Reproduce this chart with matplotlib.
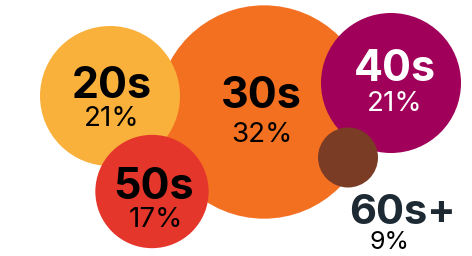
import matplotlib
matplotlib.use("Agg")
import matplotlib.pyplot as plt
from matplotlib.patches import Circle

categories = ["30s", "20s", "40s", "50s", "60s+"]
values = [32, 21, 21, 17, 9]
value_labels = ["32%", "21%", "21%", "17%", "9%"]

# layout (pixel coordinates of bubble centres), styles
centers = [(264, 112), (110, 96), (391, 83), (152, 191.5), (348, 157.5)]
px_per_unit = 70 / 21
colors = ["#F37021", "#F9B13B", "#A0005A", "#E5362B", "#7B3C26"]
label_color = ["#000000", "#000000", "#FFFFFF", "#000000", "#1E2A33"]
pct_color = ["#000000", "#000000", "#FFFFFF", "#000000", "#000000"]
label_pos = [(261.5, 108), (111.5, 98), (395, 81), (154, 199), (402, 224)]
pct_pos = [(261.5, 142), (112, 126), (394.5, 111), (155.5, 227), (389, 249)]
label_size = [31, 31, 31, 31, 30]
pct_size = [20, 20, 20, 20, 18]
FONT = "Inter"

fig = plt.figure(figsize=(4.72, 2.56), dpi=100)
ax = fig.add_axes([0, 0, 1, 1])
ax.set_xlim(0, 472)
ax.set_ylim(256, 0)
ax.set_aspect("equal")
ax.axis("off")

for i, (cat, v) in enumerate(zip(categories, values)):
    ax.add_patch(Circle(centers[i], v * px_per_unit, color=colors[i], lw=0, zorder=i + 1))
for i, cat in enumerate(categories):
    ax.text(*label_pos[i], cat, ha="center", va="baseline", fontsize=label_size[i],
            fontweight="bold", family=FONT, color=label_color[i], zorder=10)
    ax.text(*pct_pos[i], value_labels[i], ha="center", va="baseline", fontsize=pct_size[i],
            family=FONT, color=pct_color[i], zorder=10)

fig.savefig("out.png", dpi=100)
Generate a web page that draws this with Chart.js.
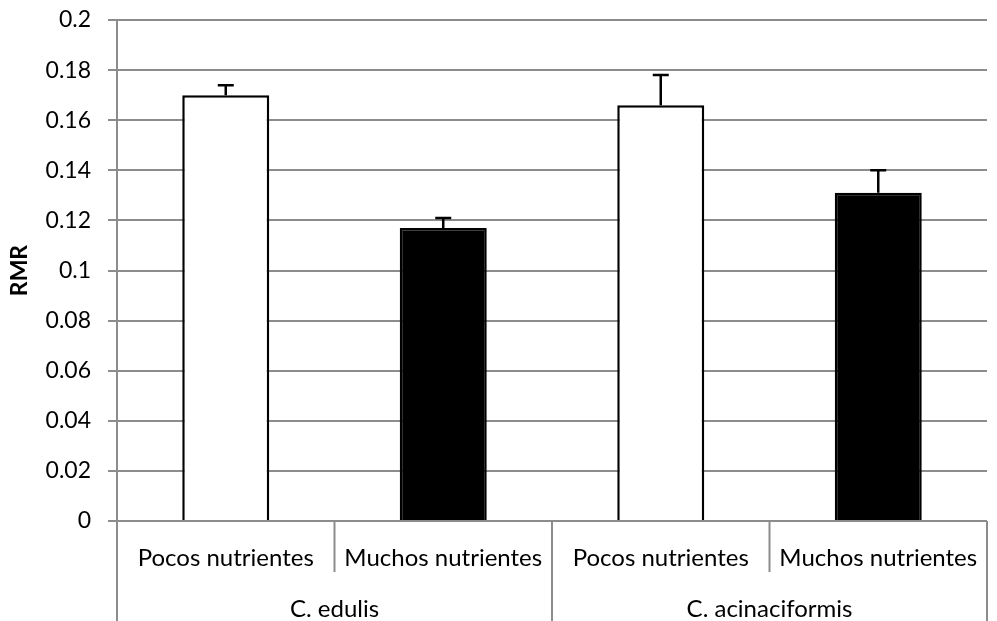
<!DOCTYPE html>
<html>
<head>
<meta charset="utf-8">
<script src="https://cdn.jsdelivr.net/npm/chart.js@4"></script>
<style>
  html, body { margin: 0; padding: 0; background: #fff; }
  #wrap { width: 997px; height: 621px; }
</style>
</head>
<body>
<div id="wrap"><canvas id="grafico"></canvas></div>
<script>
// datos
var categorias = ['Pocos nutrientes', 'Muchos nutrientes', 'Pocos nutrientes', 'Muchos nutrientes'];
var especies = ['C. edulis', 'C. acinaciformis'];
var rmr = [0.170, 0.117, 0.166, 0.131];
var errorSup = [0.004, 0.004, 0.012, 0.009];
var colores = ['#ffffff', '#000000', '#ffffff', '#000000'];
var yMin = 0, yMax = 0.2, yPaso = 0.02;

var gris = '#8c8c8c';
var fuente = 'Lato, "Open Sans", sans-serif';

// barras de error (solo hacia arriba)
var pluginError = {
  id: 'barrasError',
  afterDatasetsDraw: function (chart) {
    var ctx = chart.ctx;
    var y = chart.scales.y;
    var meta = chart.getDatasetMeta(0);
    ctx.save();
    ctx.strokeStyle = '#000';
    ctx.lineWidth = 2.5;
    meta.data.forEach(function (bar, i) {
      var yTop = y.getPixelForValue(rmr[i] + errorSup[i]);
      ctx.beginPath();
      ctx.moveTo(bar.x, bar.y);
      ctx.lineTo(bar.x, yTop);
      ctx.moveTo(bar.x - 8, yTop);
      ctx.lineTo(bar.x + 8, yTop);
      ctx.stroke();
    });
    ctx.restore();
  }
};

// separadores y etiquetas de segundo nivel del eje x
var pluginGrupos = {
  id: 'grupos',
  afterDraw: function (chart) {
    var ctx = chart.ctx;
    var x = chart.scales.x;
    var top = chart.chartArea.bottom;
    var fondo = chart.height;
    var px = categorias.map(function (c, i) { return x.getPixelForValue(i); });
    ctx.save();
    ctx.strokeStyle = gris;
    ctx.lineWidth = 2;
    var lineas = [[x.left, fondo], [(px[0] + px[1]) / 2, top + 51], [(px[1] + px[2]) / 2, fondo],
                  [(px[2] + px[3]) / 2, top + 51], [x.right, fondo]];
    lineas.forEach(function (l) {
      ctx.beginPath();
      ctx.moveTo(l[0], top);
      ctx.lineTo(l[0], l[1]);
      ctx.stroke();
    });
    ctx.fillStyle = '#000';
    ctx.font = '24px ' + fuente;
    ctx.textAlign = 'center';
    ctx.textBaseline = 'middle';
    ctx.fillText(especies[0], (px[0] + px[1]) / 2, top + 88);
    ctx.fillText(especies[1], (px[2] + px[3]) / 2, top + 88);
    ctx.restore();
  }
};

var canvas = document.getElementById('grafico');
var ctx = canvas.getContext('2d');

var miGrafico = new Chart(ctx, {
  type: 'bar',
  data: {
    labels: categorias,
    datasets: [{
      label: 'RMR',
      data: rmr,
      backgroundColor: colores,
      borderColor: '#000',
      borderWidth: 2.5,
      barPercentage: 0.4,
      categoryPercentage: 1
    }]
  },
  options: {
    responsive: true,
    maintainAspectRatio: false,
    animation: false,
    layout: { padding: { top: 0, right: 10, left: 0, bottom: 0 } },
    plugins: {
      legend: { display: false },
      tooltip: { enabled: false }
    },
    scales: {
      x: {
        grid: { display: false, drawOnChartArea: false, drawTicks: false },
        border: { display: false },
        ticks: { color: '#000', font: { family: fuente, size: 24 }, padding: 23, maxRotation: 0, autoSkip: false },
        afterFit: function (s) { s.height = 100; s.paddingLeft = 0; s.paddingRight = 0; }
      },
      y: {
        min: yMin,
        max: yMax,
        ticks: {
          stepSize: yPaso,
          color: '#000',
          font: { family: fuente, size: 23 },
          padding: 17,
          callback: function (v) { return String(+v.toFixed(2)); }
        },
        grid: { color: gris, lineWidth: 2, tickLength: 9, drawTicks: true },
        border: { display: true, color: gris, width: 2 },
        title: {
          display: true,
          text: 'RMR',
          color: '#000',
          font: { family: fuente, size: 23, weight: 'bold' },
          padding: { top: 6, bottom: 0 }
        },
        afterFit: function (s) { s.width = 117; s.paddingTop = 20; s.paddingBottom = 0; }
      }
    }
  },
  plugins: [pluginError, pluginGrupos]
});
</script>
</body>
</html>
————
> **Exercise description**
Repeat the material above word for word and skip every image in it.

> **Output of the exercise**
Reproduce this chart with matplotlib.
import matplotlib
matplotlib.use("Agg")
import matplotlib.pyplot as plt
from matplotlib.patches import Circle

categories = ["30s", "20s", "40s", "50s", "60s+"]
values = [32, 21, 21, 17, 9]
value_labels = ["32%", "21%", "21%", "17%", "9%"]

# layout (pixel coordinates of bubble centres), styles
centers = [(264, 112), (110, 96), (391, 83), (152, 191.5), (348, 157.5)]
px_per_unit = 70 / 21
colors = ["#F37021", "#F9B13B", "#A0005A", "#E5362B", "#7B3C26"]
label_color = ["#000000", "#000000", "#FFFFFF", "#000000", "#1E2A33"]
pct_color = ["#000000", "#000000", "#FFFFFF", "#000000", "#000000"]
label_pos = [(261.5, 108), (111.5, 98), (395, 81), (154, 199), (402, 224)]
pct_pos = [(261.5, 142), (112, 126), (394.5, 111), (155.5, 227), (389, 249)]
label_size = [31, 31, 31, 31, 30]
pct_size = [20, 20, 20, 20, 18]
FONT = "Inter"

fig = plt.figure(figsize=(4.72, 2.56), dpi=100)
ax = fig.add_axes([0, 0, 1, 1])
ax.set_xlim(0, 472)
ax.set_ylim(256, 0)
ax.set_aspect("equal")
ax.axis("off")

for i, (cat, v) in enumerate(zip(categories, values)):
    ax.add_patch(Circle(centers[i], v * px_per_unit, color=colors[i], lw=0, zorder=i + 1))
for i, cat in enumerate(categories):
    ax.text(*label_pos[i], cat, ha="center", va="baseline", fontsize=label_size[i],
            fontweight="bold", family=FONT, color=label_color[i], zorder=10)
    ax.text(*pct_pos[i], value_labels[i], ha="center", va="baseline", fontsize=pct_size[i],
            family=FONT, color=pct_color[i], zorder=10)

fig.savefig("out.png", dpi=100)
Generate a web page that draws this with Chart.js.
<!DOCTYPE html>
<html>
<head>
<meta charset="utf-8">
<script src="https://cdn.jsdelivr.net/npm/chart.js@4"></script>
<style>
  html, body { margin: 0; padding: 0; background: #fff; }
  #wrap { width: 997px; height: 621px; }
</style>
</head>
<body>
<div id="wrap"><canvas id="grafico"></canvas></div>
<script>
// datos
var categorias = ['Pocos nutrientes', 'Muchos nutrientes', 'Pocos nutrientes', 'Muchos nutrientes'];
var especies = ['C. edulis', 'C. acinaciformis'];
var rmr = [0.170, 0.117, 0.166, 0.131];
var errorSup = [0.004, 0.004, 0.012, 0.009];
var colores = ['#ffffff', '#000000', '#ffffff', '#000000'];
var yMin = 0, yMax = 0.2, yPaso = 0.02;

var gris = '#8c8c8c';
var fuente = 'Lato, "Open Sans", sans-serif';

// barras de error (solo hacia arriba)
var pluginError = {
  id: 'barrasError',
  afterDatasetsDraw: function (chart) {
    var ctx = chart.ctx;
    var y = chart.scales.y;
    var meta = chart.getDatasetMeta(0);
    ctx.save();
    ctx.strokeStyle = '#000';
    ctx.lineWidth = 2.5;
    meta.data.forEach(function (bar, i) {
      var yTop = y.getPixelForValue(rmr[i] + errorSup[i]);
      ctx.beginPath();
      ctx.moveTo(bar.x, bar.y);
      ctx.lineTo(bar.x, yTop);
      ctx.moveTo(bar.x - 8, yTop);
      ctx.lineTo(bar.x + 8, yTop);
      ctx.stroke();
    });
    ctx.restore();
  }
};

// separadores y etiquetas de segundo nivel del eje x
var pluginGrupos = {
  id: 'grupos',
  afterDraw: function (chart) {
    var ctx = chart.ctx;
    var x = chart.scales.x;
    var top = chart.chartArea.bottom;
    var fondo = chart.height;
    var px = categorias.map(function (c, i) { return x.getPixelForValue(i); });
    ctx.save();
    ctx.strokeStyle = gris;
    ctx.lineWidth = 2;
    var lineas = [[x.left, fondo], [(px[0] + px[1]) / 2, top + 51], [(px[1] + px[2]) / 2, fondo],
                  [(px[2] + px[3]) / 2, top + 51], [x.right, fondo]];
    lineas.forEach(function (l) {
      ctx.beginPath();
      ctx.moveTo(l[0], top);
      ctx.lineTo(l[0], l[1]);
      ctx.stroke();
    });
    ctx.fillStyle = '#000';
    ctx.font = '24px ' + fuente;
    ctx.textAlign = 'center';
    ctx.textBaseline = 'middle';
    ctx.fillText(especies[0], (px[0] + px[1]) / 2, top + 88);
    ctx.fillText(especies[1], (px[2] + px[3]) / 2, top + 88);
    ctx.restore();
  }
};

var canvas = document.getElementById('grafico');
var ctx = canvas.getContext('2d');

var miGrafico = new Chart(ctx, {
  type: 'bar',
  data: {
    labels: categorias,
    datasets: [{
      label: 'RMR',
      data: rmr,
      backgroundColor: colores,
      borderColor: '#000',
      borderWidth: 2.5,
      barPercentage: 0.4,
      categoryPercentage: 1
    }]
  },
  options: {
    responsive: true,
    maintainAspectRatio: false,
    animation: false,
    layout: { padding: { top: 0, right: 10, left: 0, bottom: 0 } },
    plugins: {
      legend: { display: false },
      tooltip: { enabled: false }
    },
    scales: {
      x: {
        grid: { display: false, drawOnChartArea: false, drawTicks: false },
        border: { display: false },
        ticks: { color: '#000', font: { family: fuente, size: 24 }, padding: 23, maxRotation: 0, autoSkip: false },
        afterFit: function (s) { s.height = 100; s.paddingLeft = 0; s.paddingRight = 0; }
      },
      y: {
        min: yMin,
        max: yMax,
        ticks: {
          stepSize: yPaso,
          color: '#000',
          font: { family: fuente, size: 23 },
          padding: 17,
          callback: function (v) { return String(+v.toFixed(2)); }
        },
        grid: { color: gris, lineWidth: 2, tickLength: 9, drawTicks: true },
        border: { display: true, color: gris, width: 2 },
        title: {
          display: true,
          text: 'RMR',
          color: '#000',
          font: { family: fuente, size: 23, weight: 'bold' },
          padding: { top: 6, bottom: 0 }
        },
        afterFit: function (s) { s.width = 117; s.paddingTop = 20; s.paddingBottom = 0; }
      }
    }
  },
  plugins: [pluginError, pluginGrupos]
});
</script>
</body>
</html>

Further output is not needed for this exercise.